_Instructions for the task:_ Leaving out every picture, copy the lines of the data exactly, from the first through the line containing "const fitY = [5.47, 0.18];".

_Records shown:_
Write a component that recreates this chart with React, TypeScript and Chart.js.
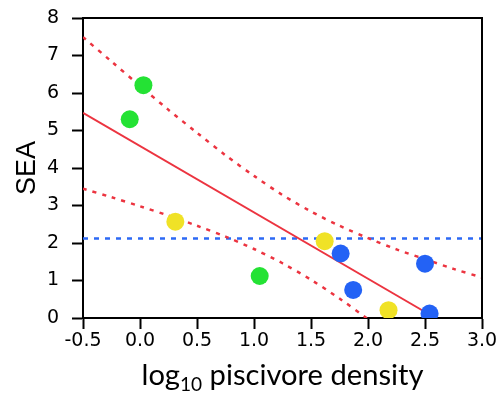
import React, { useEffect, useRef } from 'react';
import { Chart, registerables } from 'chart.js';
Chart.register(...registerables);

// Observed points (log10 piscivore density, SEA)
const greenX = [0.03, -0.09, 1.05];
const greenY = [6.21, 5.3, 1.12];
const yellowX = [0.31, 1.62, 2.18];
const yellowY = [2.57, 2.05, 0.21];
const blueX = [1.76, 1.87, 2.5, 2.54];
const blueY = [1.72, 0.75, 1.45, 0.12];

// Fitted regression line
const fitX = [-0.5, 2.49];
const fitY = [5.47, 0.18];

// Confidence bands
const bandX = [-0.5, -0.25, 0, 0.25, 0.5, 0.75, 1, 1.25, 1.5, 1.75, 2, 2.25, 2.5, 2.75, 3];
const upperBand = [7.49, 6.84, 6.19, 5.55, 4.94, 4.34, 3.79, 3.28, 2.84, 2.46, 2.13, 1.83, 1.57, 1.31, 1.08];
const lowerBand = [3.45, 3.22, 2.98, 2.73, 2.46, 2.17, 1.84, 1.46, 1.02, 0.52, -0.03];

// Horizontal reference line
const refX = [-0.5, 3.0];
const refY = [2.12, 2.12];

const xTicks = [-0.5, 0, 0.5, 1, 1.5, 2, 2.5, 3];
const yTicks = [0, 1, 2, 3, 4, 5, 6, 7, 8];

const pts = (xs: number[], ys: number[]) => ys.map((y, i) => ({ x: xs[i], y }));

const RED = 'rgb(236,52,64)';
const BLUE = 'rgb(45,105,245)';
const TICK_FONT = { family: "'DejaVu Sans'", size: 19 };

const framePlugin = {
  id: 'frame',
  afterDraw(chart: any) {
    const { ctx, chartArea } = chart;
    ctx.save();
    ctx.strokeStyle = '#000';
    ctx.lineWidth = 2;
    ctx.beginPath();
    ctx.moveTo(chartArea.left - 1, chartArea.top);
    ctx.lineTo(chartArea.right, chartArea.top);
    ctx.lineTo(chartArea.right, chartArea.bottom);
    ctx.stroke();

    // x-axis title with subscript
    const big = "29px 'Lato'";
    const small = "19px 'Lato'";
    ctx.font = big;
    const w1 = ctx.measureText('log').width;
    const w3 = ctx.measureText(' piscivore density').width;
    ctx.font = small;
    const w2 = ctx.measureText('10').width;
    const total = w1 + w2 + w3;
    const target = 282;
    const sx = target / total;
    const cx = (chartArea.left + chartArea.right) / 2;
    ctx.translate(cx - target / 2, 385);
    ctx.scale(sx, 1);
    ctx.fillStyle = '#000';
    ctx.textBaseline = 'alphabetic';
    ctx.textAlign = 'left';
    ctx.font = big;
    ctx.fillText('log', 0, 0);
    ctx.font = small;
    ctx.fillText('10', w1, 6);
    ctx.font = big;
    ctx.fillText(' piscivore density', w1 + w2, 0);
    ctx.restore();
  },
};

export default function App() {
  const ref = useRef<HTMLCanvasElement>(null);
  useEffect(() => {
    const pointDs = (label: string, xs: number[], ys: number[], color: string) => ({
      label,
      data: pts(xs, ys),
      backgroundColor: color,
      borderWidth: 0,
      pointRadius: 9,
      order: 0,
    });
    const lineDs = (label: string, data: any[], color: string, dash: number[], width: number, tension = 0) => ({
      label,
      data,
      showLine: true,
      borderColor: color,
      borderWidth: width,
      borderDash: dash,
      pointRadius: 0,
      fill: false,
      tension,
      order: 1,
    });
    const chart = new Chart(ref.current!, {
      type: 'scatter',
      data: {
        datasets: [
          pointDs('green', greenX, greenY, 'rgb(36,226,52)'),
          pointDs('yellow', yellowX, yellowY, 'rgb(240,226,38)'),
          pointDs('blue', blueX, blueY, 'rgb(35,98,245)'),
          lineDs('fit', pts(fitX, fitY), RED, [], 2),
          lineDs('upper', pts(bandX, upperBand), RED, [4, 6], 2.5, 0.3),
          lineDs('lower', pts(bandX.slice(0, lowerBand.length), lowerBand), RED, [4, 6], 2.5, 0.3),
          lineDs('ref', pts(refX, refY), BLUE, [5, 6], 2.5),
        ] as any,
      },
      options: {
        animation: false,
        responsive: true,
        maintainAspectRatio: false,
        layout: { padding: { left: 0, top: 18, right: 16, bottom: 0 } },
        plugins: { legend: { display: false }, tooltip: { enabled: false } },
        scales: {
          x: {
            type: 'linear',
            min: -0.5,
            max: 3,
            afterBuildTicks: (s: any) => {
              s.ticks = xTicks.map((v) => ({ value: v }));
            },
            afterFit: (s: any) => {
              s.height = 75;
              s.paddingLeft = 0;
              s.paddingRight = 0;
            },
            ticks: {
              color: '#000',
              font: TICK_FONT,
              padding: 1,
              maxRotation: 0,
              autoSkip: false,
              callback: (v: any) => Number(v).toFixed(1),
            },
            grid: { drawOnChartArea: false, drawTicks: true, tickLength: 11, tickWidth: 2, tickColor: '#000' },
            border: { display: true, color: '#000', width: 2 },
          },
          y: {
            type: 'linear',
            min: 0,
            max: 8,
            afterBuildTicks: (s: any) => {
              s.ticks = yTicks.map((v) => ({ value: v }));
            },
            afterFit: (s: any) => {
              s.width = 83;
              s.paddingTop = 0;
              s.paddingBottom = 0;
            },
            ticks: {
              color: '#000',
              font: TICK_FONT,
              padding: 13,
              autoSkip: false,
            },
            title: {
              display: true,
              text: 'SEA',
              color: '#000',
              font: { family: "'Liberation Sans'", size: 27 },
              padding: { top: 11, bottom: 0 },
            },
            grid: { drawOnChartArea: false, drawTicks: true, tickLength: 11, tickWidth: 2, tickColor: '#000' },
            border: { display: true, color: '#000', width: 2 },
          },
        },
      },
      plugins: [framePlugin],
    } as any);
    return () => chart.destroy();
  }, []);
  return (
    <div style={{ position: 'absolute', left: 0, top: 0, width: 498, height: 393, background: '#fff' }}>
      <canvas ref={ref} />
    </div>
  );
}
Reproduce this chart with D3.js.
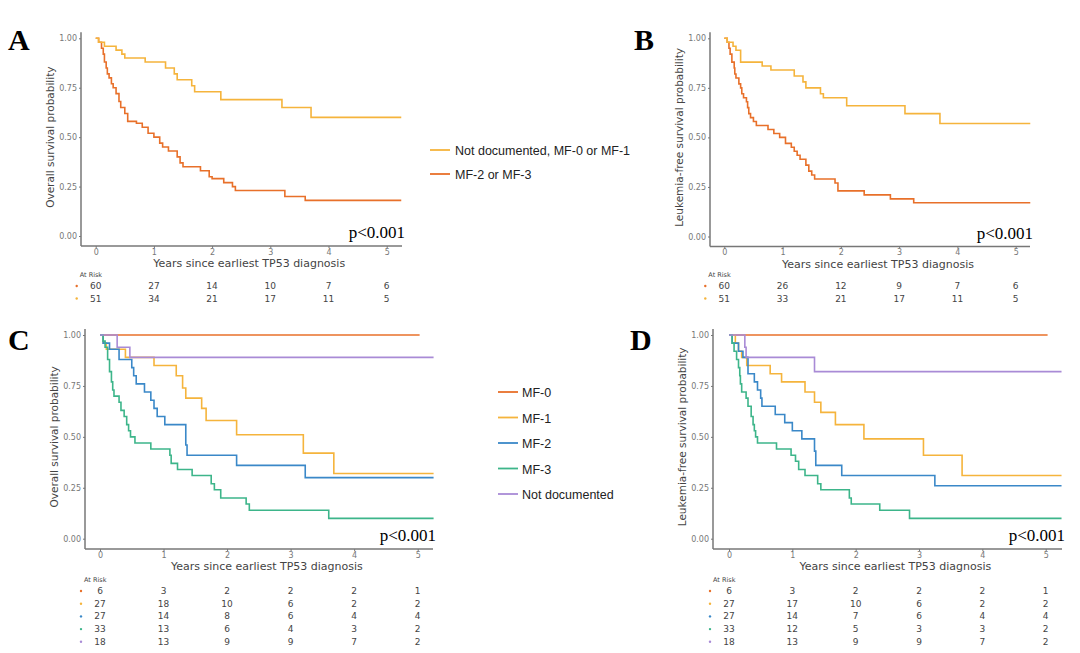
<!DOCTYPE html>
<html><head><meta charset="utf-8">
<script src="https://cdn.jsdelivr.net/npm/d3@7"></script>
<style>body{margin:0;background:#fff}</style></head>
<body><svg id="c" width="1080" height="653"></svg>
<script>
const xTicks=[0,1,2,3,4,5];
const yTicks=[0,0.25,0.5,0.75,1];
// [time, survival] step points
const A_mf23=[[0,1],[0.05,0.98],[0.1,0.95],[0.13,0.92],[0.15,0.88],[0.18,0.85],[0.2,0.82],[0.23,0.80],[0.27,0.77],[0.3,0.75],[0.35,0.72],[0.4,0.68],[0.43,0.65],[0.5,0.62],[0.55,0.58],[0.7,0.57],[0.8,0.55],[0.9,0.52],[1.0,0.50],[1.1,0.47],[1.15,0.45],[1.25,0.43],[1.4,0.40],[1.45,0.37],[1.5,0.35],[1.8,0.33],[1.95,0.30],[2.0,0.29],[2.2,0.27],[2.35,0.25],[2.4,0.23],[3.25,0.20],[3.6,0.18],[5.25,0.18]];
const A_nd01=[[0,1],[0.05,0.98],[0.15,0.96],[0.35,0.94],[0.45,0.92],[0.5,0.90],[0.85,0.88],[1.2,0.85],[1.35,0.82],[1.4,0.79],[1.65,0.76],[1.7,0.73],[2.15,0.69],[3.2,0.65],[3.7,0.60],[5.25,0.60]];
const B_mf23=[[0,1],[0.05,0.98],[0.08,0.95],[0.1,0.92],[0.13,0.88],[0.17,0.85],[0.18,0.82],[0.2,0.80],[0.25,0.77],[0.28,0.75],[0.3,0.72],[0.33,0.70],[0.38,0.68],[0.4,0.65],[0.42,0.62],[0.45,0.60],[0.5,0.58],[0.55,0.56],[0.75,0.54],[0.85,0.52],[0.95,0.50],[1.05,0.47],[1.15,0.45],[1.2,0.43],[1.25,0.41],[1.3,0.39],[1.4,0.36],[1.45,0.33],[1.5,0.31],[1.55,0.29],[1.9,0.27],[1.95,0.23],[2.4,0.21],[2.85,0.19],[3.25,0.17],[5.25,0.17]];
const B_nd01=[[0,1],[0.05,0.98],[0.15,0.96],[0.2,0.94],[0.28,0.88],[0.65,0.86],[0.8,0.84],[1.2,0.81],[1.35,0.78],[1.4,0.75],[1.65,0.72],[1.7,0.70],[2.1,0.66],[3.1,0.62],[3.7,0.57],[5.25,0.57]];
const C_mf0=[[0,1],[5.03,1]];
const C_mf1=[[0,1],[0.05,0.96],[0.1,0.93],[0.4,0.89],[0.85,0.85],[1.2,0.80],[1.3,0.74],[1.35,0.69],[1.6,0.64],[1.67,0.58],[2.15,0.51],[3.2,0.42],[3.68,0.32],[5.25,0.32]];
const C_mf2=[[0,1],[0.05,0.96],[0.15,0.93],[0.3,0.88],[0.5,0.84],[0.53,0.80],[0.57,0.76],[0.7,0.72],[0.8,0.68],[0.85,0.64],[0.9,0.60],[1.02,0.56],[1.35,0.46],[1.37,0.41],[2.15,0.36],[3.23,0.30],[5.25,0.30]];
const C_mf3=[[0,1],[0.05,0.97],[0.08,0.94],[0.12,0.88],[0.15,0.82],[0.18,0.77],[0.2,0.73],[0.22,0.70],[0.3,0.67],[0.33,0.63],[0.38,0.60],[0.42,0.56],[0.45,0.53],[0.48,0.50],[0.55,0.47],[0.8,0.44],[1.1,0.41],[1.12,0.37],[1.22,0.34],[1.45,0.31],[1.75,0.27],[1.8,0.24],[1.9,0.20],[2.3,0.17],[2.35,0.14],[3.6,0.10],[5.25,0.10]];
const C_nd=[[0,1],[0.27,0.94],[0.47,0.89],[5.25,0.89]];
const D_mf0=[[0,1],[5.03,1]];
const D_mf1=[[0,1],[0.1,0.96],[0.15,0.92],[0.2,0.89],[0.28,0.85],[0.65,0.81],[0.83,0.77],[1.2,0.72],[1.35,0.67],[1.45,0.62],[1.68,0.56],[2.13,0.49],[3.07,0.41],[3.68,0.31],[5.25,0.31]];
const D_mf2=[[0,1],[0.05,0.96],[0.15,0.92],[0.22,0.89],[0.3,0.81],[0.4,0.77],[0.45,0.73],[0.5,0.69],[0.52,0.65],[0.73,0.61],[0.88,0.57],[1.0,0.53],[1.15,0.49],[1.35,0.43],[1.37,0.36],[1.78,0.31],[3.25,0.26],[5.25,0.26]];
const D_mf3=[[0,1],[0.05,0.96],[0.08,0.92],[0.12,0.88],[0.15,0.84],[0.17,0.80],[0.18,0.76],[0.2,0.72],[0.27,0.69],[0.3,0.65],[0.35,0.60],[0.38,0.56],[0.4,0.53],[0.42,0.50],[0.45,0.47],[0.75,0.44],[0.98,0.41],[1.05,0.38],[1.1,0.34],[1.2,0.31],[1.4,0.27],[1.45,0.24],[1.9,0.20],[1.93,0.17],[2.38,0.14],[2.85,0.10],[5.25,0.10]];
const D_nd=[[0,1],[0.25,0.94],[0.27,0.89],[1.35,0.82],[5.25,0.82]];
const risk_A=[[60,27,14,10,7,6],[51,34,21,17,11,5]];
const risk_B=[[60,26,12,9,7,6],[51,33,21,17,11,5]];
const risk_C=[[6,3,2,2,2,1],[27,18,10,6,2,2],[27,14,8,6,4,4],[33,13,6,4,3,2],[18,13,9,9,7,2]];
const risk_D=[[6,3,2,2,2,1],[27,17,10,6,2,2],[27,14,7,6,4,4],[33,12,5,3,3,2],[18,13,9,9,7,2]];
const legend2=["Not documented, MF-0 or MF-1","MF-2 or MF-3"];
const legend5=["MF-0","MF-1","MF-2","MF-3","Not documented"];
const RED="#E8702A",YEL="#F5B43C",BLU="#3A88C8",GRN="#3DB58A",PUR="#A98BD6";

const svg=d3.select("#c");
function panel(o){
  const g=svg.append("g");
  const x=d3.scaleLinear().domain([0,5]).range([o.x0,o.x5]);
  const y=d3.scaleLinear().domain([0,1]).range([o.y0,o.y1]);
  const ax=g.append("g").attr("transform",`translate(0,${o.axY})`).call(d3.axisBottom(x).tickValues(xTicks).tickFormat(d3.format("d")).tickSize(2).tickPadding(1).tickSizeOuter(0));
  ax.select(".domain").attr("d",`M${o.axX},0H${o.right}`);
  const ay=g.append("g").attr("transform",`translate(${o.axX},0)`).call(d3.axisLeft(y).tickValues(yTicks).tickFormat(d3.format(".2f")).tickSize(2).tickPadding(2).tickSizeOuter(0));
  ay.select(".domain").attr("d",`M0,${o.y1-6}V${o.axY}`);
  [ax,ay].forEach(a=>{a.selectAll(".domain").attr("stroke","#777").attr("stroke-width",1.5);a.selectAll(".tick line").attr("stroke","#777");a.selectAll("text").attr("fill","#777").attr("font-family","DejaVu Sans").attr("font-size",8);});
  const line=d3.line().x(d=>x(d[0])).y(d=>y(d[1])).curve(d3.curveStepAfter);
  o.series.forEach((s,i)=>g.append("path").datum(s).attr("d",line).attr("fill","none").attr("stroke",o.colors[i]).attr("stroke-width",1.6));
  g.append("text").attr("x",(o.x0+o.x5)/2+8).attr("y",o.axY+21).attr("text-anchor","middle").attr("font-family","DejaVu Sans").attr("font-size",11).attr("fill","#444").text("Years since earliest TP53 diagnosis");
  g.append("text").attr("transform",`translate(${o.axX-27},${(o.y0+o.y1)/2}) rotate(-90)`).attr("text-anchor","middle").attr("font-family","DejaVu Sans").attr("font-size",10.5).attr("fill","#444").text(o.ytitle);
  g.append("text").attr("x",o.right+3).attr("y",o.y0+2).attr("text-anchor","end").attr("font-family","Liberation Serif").attr("font-size",17).attr("fill","#000").text("p<0.001");
  g.append("text").attr("x",o.x0-16).attr("y",o.riskY-12).attr("font-family","DejaVu Sans").attr("font-size",6.5).attr("fill","#444").text("At Risk");
  o.risk.forEach((row,i)=>{
    const ry=o.riskY+i*o.riskDy;
    g.append("circle").attr("cx",o.x0-19).attr("cy",ry-3).attr("r",1.2).attr("fill",o.colors[i]);
    row.forEach((v,j)=>g.append("text").attr("x",x(xTicks[j])).attr("y",ry).attr("text-anchor","middle").attr("font-family","DejaVu Sans").attr("font-size",9).attr("fill","#444").text(v));
  });
  svg.append("text").attr("x",o.lx).attr("y",o.ly).attr("font-family","Liberation Serif").attr("font-weight","bold").attr("font-size",30).text(o.letter);
}
panel({letter:"A",lx:8,ly:50,x0:95.7,x5:386.7,y0:236,y1:38.3,axX:81,axY:246,right:402,riskY:289,riskDy:12.5,ytitle:"Overall survival probability",series:[A_mf23,A_nd01],colors:[RED,YEL],risk:risk_A});
panel({letter:"B",lx:634,ly:50,x0:724.3,x5:1015.7,y0:236.5,y1:38.3,axX:710,axY:246.5,right:1030,riskY:289,riskDy:12.5,ytitle:"Leukemia-free survival probability",series:[B_mf23,B_nd01],colors:[RED,YEL],risk:risk_B});
panel({letter:"C",lx:8,ly:350,x0:100,x5:417.7,y0:538.7,y1:335,axX:85,axY:549,right:433,riskY:594,riskDy:12.7,ytitle:"Overall survival probability",series:[C_mf0,C_mf1,C_mf2,C_mf3,C_nd],colors:[RED,YEL,BLU,GRN,PUR],risk:risk_C});
panel({letter:"D",lx:630,ly:350,x0:729,x5:1045.7,y0:538.7,y1:335,axX:713,axY:549,right:1062,riskY:594,riskDy:12.7,ytitle:"Leukemia-free survival probability",series:[D_mf0,D_mf1,D_mf2,D_mf3,D_nd],colors:[RED,YEL,BLU,GRN,PUR],risk:risk_D});
// legends
legend2.forEach((t,i)=>{const yy=150+i*24;
  svg.append("line").attr("x1",430).attr("x2",450).attr("y1",yy).attr("y2",yy).attr("stroke",[YEL,RED][i]).attr("stroke-width",1.8);
  svg.append("text").attr("x",455).attr("y",yy+5).attr("font-family","Liberation Sans").attr("font-size",12.5).attr("fill","#222").text(t);});
legend5.forEach((t,i)=>{const yy=392+i*25.5;
  svg.append("line").attr("x1",498).attr("x2",518).attr("y1",yy).attr("y2",yy).attr("stroke",[RED,YEL,BLU,GRN,PUR][i]).attr("stroke-width",1.8);
  svg.append("text").attr("x",522).attr("y",yy+5).attr("font-family","Liberation Sans").attr("font-size",12.5).attr("fill","#222").text(t);});
</script></body></html>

_Complete output:_
Write a component that recreates this chart with React, TypeScript and Chart.js.
import React, { useEffect, useRef } from 'react';
import { Chart, registerables } from 'chart.js';
Chart.register(...registerables);

// Observed points (log10 piscivore density, SEA)
const greenX = [0.03, -0.09, 1.05];
const greenY = [6.21, 5.3, 1.12];
const yellowX = [0.31, 1.62, 2.18];
const yellowY = [2.57, 2.05, 0.21];
const blueX = [1.76, 1.87, 2.5, 2.54];
const blueY = [1.72, 0.75, 1.45, 0.12];

// Fitted regression line
const fitX = [-0.5, 2.49];
const fitY = [5.47, 0.18];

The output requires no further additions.